I was 3 songs into the album and not one of them has a common link. This could be a very difficult album to understand, or a very enjoyable one. But when you like the second song better than the first one, and the third one better than the second one, you know you are in for one, big, happy problem.
Now I have to mention Track No 7 & 8 at the same time because the ending of song no 7 kinda flows into no 8, much like how Dive’s ending became the beginning of Tegami from Shinkai. Chi No Kuda (Track 7) starts with a haunting piano solo. I use the word haunting liberally here because that’s what it’s like – like something you would play at a funeral. The song is not so much sad as it is introspective. It’s would be a great song to accompany a slow motion flashback of an important event in your life.
You’d think the mood would transcend into Karakaze no Kaeri Michi. But Karakaze no Kaeri Michi is nothing like Chi No Kuda. Sakurai sings this obe with an almost reckless abandon. The song lines ended abruptly, which was peculiar, giving the impression that the protagonist doesn’t care about what’s happening to him and around him. I found out later that the title is translated as “The Way Home in the Dry Wind”. After reading the lyrics I think what Sakurai meant to say is whatever happens, happens.
When it was previously released as a B-side to Hero a lot of people found it unremarkable. Most of them only remember about the abrupt way of singing. But I think comparing it to Hero is doing the song injustice. Putting it side by side with Chi No Kuda gave the song character and a melancholy feel. This is, perhaps, my favourite track in the whole album.
Yes yes, by now you would have guessed how the rest of the review would go. And yes, Shifuku no Oto is a very good album. It’s got personality. It’s got meat. Not one song is alike and each one seems to go off in a unique direction of its own. Listening to this album gives you an understanding of how diverse and versatile Mr Children is.
Sakurai said they did not have a special vision when making this album. He explained that from the beginning, he had the notion of wanting to write each song differently, from the melody to the words, and for each song to convey a particular image or experience in life.
In an interview (translated by Yuji at centigrade-j), Sakurai said,
“Up until now we had always tried to look a certain way but this time we were all acting a lot more natural. I don’t know what the others think but it made me think we’ve become a band that pretty much ignores things like name value, charisma and genre boundaries. We’re just a group that enjoys making music. I guess before now we had set our own rules but looking at our most recent TV appearances it seems like we’re even more free than before. In any case, looking at all of this, the word “shifuku” came to mind… Instead of reaching out for some kind of sweeping scale, we kept it close to home. We made it “our music”. The result is a very solid album – an album that really shows you the framework of Mr. Children.”
So, if you have NEVER EVER listened to Mr Children and would like to start now, this album would be a good place to begin.
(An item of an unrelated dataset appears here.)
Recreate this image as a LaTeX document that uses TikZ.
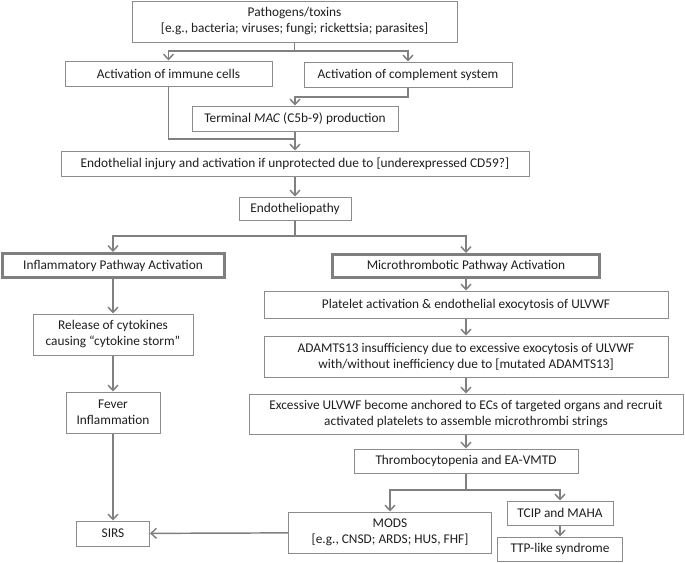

If you are not a fan after this, well, you probably never will be.
Who would’ve thought they could top Shinkai and came up with this?
Just absolutely amazing.
I give it a 9 out of 10. They would have gotten the full marks if they had opened with Paddle…and that’s probably my only complaint.
If you only have RM150 to spend on one thing, get this album.
Shifuku no Oto is currently not available in the country. There are several websites that stocks the album but cd-now has the lowest price. The CD will arrive in about a week, give or take a couple of days.